* Start DATA SHOWN *
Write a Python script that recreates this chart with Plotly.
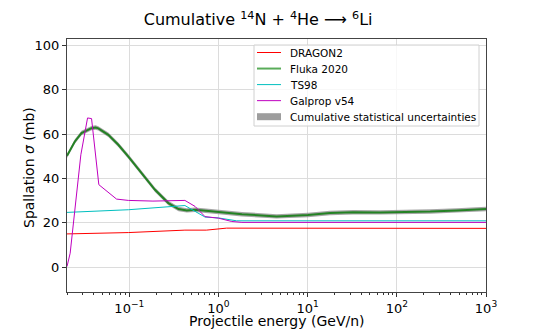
import numpy as np
import plotly.graph_objects as go

# ---- data (energy in GeV/n, cross section in mb) ----
fluka_E = [0.02, 0.0245, 0.0291, 0.0377, 0.0418, 0.0449, 0.0581, 0.0752, 0.0975,
           0.137, 0.194, 0.274, 0.356, 0.441, 0.546, 0.773, 1.09, 1.83, 4.49,
           10.1, 17.8, 32.3, 64.9, 100, 237, 472, 1000]
fluka_sig = [50.2, 56.7, 60.5, 62.7, 63.0, 62.6, 59.7, 55.2, 49.9,
             42.4, 34.9, 28.9, 26.2, 25.6, 25.9, 25.3, 24.7, 23.9, 22.9,
             23.5, 24.4, 24.8, 24.7, 24.8, 25.1, 25.6, 26.2]
fluka_err = [1.0] * len(fluka_E)

dragon_E = [0.02, 0.0975, 0.42, 0.73, 1.23, 1000]
dragon_sig = [15.0, 15.6, 16.7, 16.7, 17.6, 17.5]

ts98_E = [0.02, 0.0975, 0.42, 0.56, 0.706, 1.0, 1.29, 1.6, 1000]
ts98_sig = [24.7, 25.9, 27.8, 25.0, 22.6, 22.2, 21.4, 20.9, 20.9]

galprop_E = [0.02, 0.0217, 0.0286, 0.034, 0.0377, 0.0455, 0.0719, 0.0975, 0.184,
             0.42, 0.546, 0.706, 1.0, 1.41, 1.83, 1000]
galprop_sig = [0.3, 6.3, 50.7, 67.3, 67.0, 37.2, 30.7, 30.1, 29.8,
               30.1, 27.4, 22.8, 22.1, 20.6, 20.2, 20.2]

x_tick_vals = [0.1, 1, 10, 100, 1000]
x_tick_text = ["10<sup>−1</sup>", "10<sup>0</sup>", "10<sup>1</sup>", "10<sup>2</sup>", "10<sup>3</sup>"]
y_tick_vals = [0, 20, 40, 60, 80, 100]

legend_labels = ["DRAGON2", "Fluka 2020", "TS98", "Galprop v54",
                 "Cumulative statistical uncertainties"]

# ---- styles ----
C_RED = "#ff0000"
C_GREEN = "rgba(0,120,0,0.78)"
C_CYAN = "#00bfbf"
C_MAG = "#bf00bf"
C_BAND = "rgba(128,128,128,0.7)"
FONT = "DejaVu Sans"

W, H = 540, 329
ML, MR, MT, MB = 67, 54, 39, 37
PW, PH = W - ML - MR, H - MT - MB


def px(xp):
    return (xp - ML) / PW


def py(yp):
    return (H - MB - yp) / PH


minor_vals = [k * 10.0 ** n for n in range(-2, 3) for k in range(2, 10)]
upper = [s + e for s, e in zip(fluka_sig, fluka_err)]
lower = [s - e for s, e in zip(fluka_sig, fluka_err)]

fig = go.Figure()
fig.add_trace(go.Scatter(x=fluka_E, y=lower, mode="lines", line=dict(width=0, color="grey"),
                         showlegend=False, hoverinfo="skip"))
fig.add_trace(go.Scatter(x=fluka_E, y=upper, mode="lines", line=dict(width=0, color="grey"),
                         fill="tonexty", fillcolor=C_BAND, showlegend=False,
                         name=legend_labels[4]))
fig.add_trace(go.Scatter(x=dragon_E, y=dragon_sig, mode="lines", name=legend_labels[0],
                         line=dict(color=C_RED, width=1), showlegend=False))
fig.add_trace(go.Scatter(x=fluka_E, y=fluka_sig, mode="lines", name=legend_labels[1],
                         line=dict(color=C_GREEN, width=2), showlegend=False))
fig.add_trace(go.Scatter(x=ts98_E, y=ts98_sig, mode="lines", name=legend_labels[2],
                         line=dict(color=C_CYAN, width=1), showlegend=False))
fig.add_trace(go.Scatter(x=galprop_E, y=galprop_sig, mode="lines", name=legend_labels[3],
                         line=dict(color=C_MAG, width=1), showlegend=False))

# ---- matplotlib-like legend box ----
shapes = []
annotations = []
box_l, box_t, box_r, box_b = 254, 45, 479, 126
shapes.append(dict(type="rect", xref="paper", yref="paper",
                   x0=px(box_l), x1=px(box_r), y0=py(box_b), y1=py(box_t),
                   fillcolor="rgba(255,255,255,0.8)", line=dict(color="#d0d0d0", width=1),
                   layer="above"))
row0, row_gap = 52.5, 16.05
sym_l, sym_r, txt_x = 257, 281, 288
line_styles = [(C_RED, 1), ("rgba(0,128,0,0.65)", 2), (C_CYAN, 1), (C_MAG, 1)]
for i, lab in enumerate(legend_labels):
    yc = row0 + i * row_gap
    if i < 4:
        col, wid = line_styles[i]
        shapes.append(dict(type="line", xref="paper", yref="paper",
                           x0=px(sym_l), x1=px(sym_r), y0=py(yc), y1=py(yc),
                           line=dict(color=col, width=wid), layer="above"))
    else:
        shapes.append(dict(type="rect", xref="paper", yref="paper",
                           x0=px(sym_l), x1=px(sym_r), y0=py(yc + 3.5), y1=py(yc - 3.5),
                           fillcolor="rgba(140,140,140,0.85)", line=dict(width=0),
                           layer="above"))
    annotations.append(dict(text=lab, xref="paper", yref="paper",
                            x=px(txt_x), y=py(yc), xanchor="left", yanchor="middle",
                            showarrow=False, font=dict(family=FONT, size=10.5, color="black")))

# axis titles as annotations
annotations.append(dict(text="Projectile energy (GeV/n)", xref="paper", yref="paper",
                        x=0.5, y=py(321), xanchor="center", yanchor="middle",
                        showarrow=False, font=dict(family=FONT, size=14, color="black")))
annotations.append(dict(text="Spallation <i>σ</i> (mb)", xref="paper", yref="paper",
                        x=px(29), y=py(168), xanchor="center", yanchor="middle",
                        textangle=-90, showarrow=False,
                        font=dict(family=FONT, size=14, color="black")))

fig.update_layout(
    width=W, height=H,
    margin=dict(l=ML, r=MR, t=MT, b=MB),
    paper_bgcolor="white", plot_bgcolor="white",
    font=dict(family=FONT, size=13, color="black"),
    title=dict(text="Cumulative <sup>14</sup>N + <sup>4</sup>He ⟶ <sup>6</sup>Li",
               x=0.478, xref="container", xanchor="center",
               y=0.94, yref="container", yanchor="middle",
               font=dict(family=FONT, size=16, color="black")),
    showlegend=False,
    shapes=shapes,
    annotations=annotations,
)
fig.update_xaxes(
    type="log", range=[np.log10(0.02), 3],
    tickvals=x_tick_vals, ticktext=x_tick_text,
    ticks="outside", ticklen=4, tickcolor="#333", tickfont=dict(size=13),
    showgrid=True, gridcolor="#dcdcdc", gridwidth=1,
    showline=True, linecolor="#444", linewidth=1, mirror=True,
    zeroline=False, automargin=False,
    minor=dict(tickvals=minor_vals, ticks="outside", ticklen=2, tickcolor="#333", showgrid=False),
)
fig.update_yaxes(
    range=[-11.2, 102.9],
    tickvals=y_tick_vals,
    ticks="outside", ticklen=4, tickcolor="#333", tickfont=dict(size=13),
    showgrid=True, gridcolor="#dcdcdc", gridwidth=1,
    showline=True, linecolor="#444", linewidth=1, mirror=True,
    zeroline=False, automargin=False,
)

fig.write_html("out.html", config={"displayModeBar": False},
               post_script="document.body.style.margin='0';document.body.style.overflow='hidden';")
* End DATA SHOWN *
**YOUR GOAL:** The lines from the top of the data above through the one holding "21.4, 20.9, 20.9]" are to be repeated exactly, and only those, with no pictures.

**COMPLETE RESPONSE:**
Write a Python script that recreates this chart with Plotly.
import numpy as np
import plotly.graph_objects as go

# ---- data (energy in GeV/n, cross section in mb) ----
fluka_E = [0.02, 0.0245, 0.0291, 0.0377, 0.0418, 0.0449, 0.0581, 0.0752, 0.0975,
           0.137, 0.194, 0.274, 0.356, 0.441, 0.546, 0.773, 1.09, 1.83, 4.49,
           10.1, 17.8, 32.3, 64.9, 100, 237, 472, 1000]
fluka_sig = [50.2, 56.7, 60.5, 62.7, 63.0, 62.6, 59.7, 55.2, 49.9,
             42.4, 34.9, 28.9, 26.2, 25.6, 25.9, 25.3, 24.7, 23.9, 22.9,
             23.5, 24.4, 24.8, 24.7, 24.8, 25.1, 25.6, 26.2]
fluka_err = [1.0] * len(fluka_E)

dragon_E = [0.02, 0.0975, 0.42, 0.73, 1.23, 1000]
dragon_sig = [15.0, 15.6, 16.7, 16.7, 17.6, 17.5]

ts98_E = [0.02, 0.0975, 0.42, 0.56, 0.706, 1.0, 1.29, 1.6, 1000]
ts98_sig = [24.7, 25.9, 27.8, 25.0, 22.6, 22.2, 21.4, 20.9, 20.9]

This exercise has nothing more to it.